In the broader market, Nifty midcap settled with 0.49% gains, while small cap rose 0.21% on Thursday. 

"The market continued to be dominated by a volatile global market with investors weighing the impact of the upcoming global central bank meetings. However, the domestic market reversed its losses during the closing hours due to positive movements in the US futures," said Vinod Nair, Head of Research at Geojit Financial Services. 

Meanwhile, certain stocks came in focus on Thursday. These stocks were TTML, IFB Industries and Oil India. TTML closed in ten per cent upper circuit, IFB Industries ended higher by nearly nine per cent and Oil India settled with six per cent gain on Thursday. 

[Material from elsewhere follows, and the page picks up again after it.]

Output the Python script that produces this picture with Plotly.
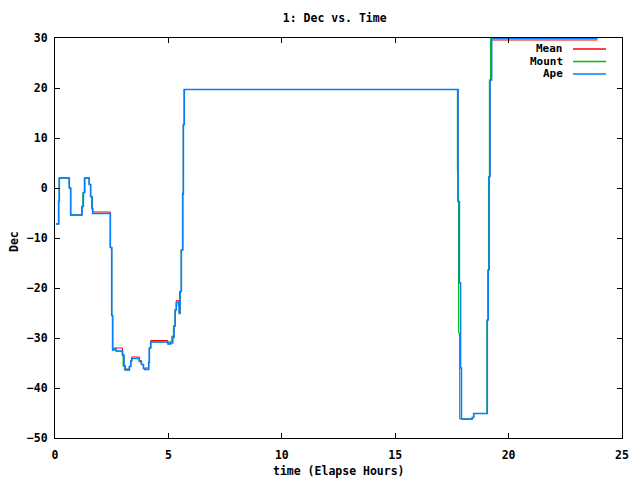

Here is what Gaurav Ratnaparkhi, Head of Technical Research at Sharekhan by BNP Paribas, recommend investors should do with these stocks. 

TTML 

The stock had a sharp fall from the beginning of April till mid-May. Post that the stock started a base formation process. In terms of the Fibonacci retracement, the stock formed a short-term base near the 78.6% retracement of March – April rally. Structurally, the base formation looks complete & the stock is set for a fresh rally. The daily momentum indicator is supporting the bullish stance. Thus, positional traders can initiate a fresh long position for targets of 150 & 165 

IFB Industries 

The stock has been witnessing consolidation for the last few weeks. In terms of the price patterns, it has formed a base triangle. Though the pattern is yet to give a breakout on the upside, the same looks around the corner. 850-830 has acted as a strong support zone, whereas the hurdle zone is placed at 930-945. Once this resistance is surpassed then the stock is expected to run up towards its 200 DMA, which is near 1050 

OIL India 

The stock formed a base for itself in the month of May near the junction of the 40 WEMA & the weekly lower Bollinger Band. Thereon, the stock moved up swiftly in the last couple of weeks. The rally is being supported by momentum indicators as well. Thus, the stock is on the course to test its all-time high of 318. Those who are riding the trend can continue to hold on to their position for the target of 318. However, at the current level, the risk reward is not in favor of initiating a fresh long position.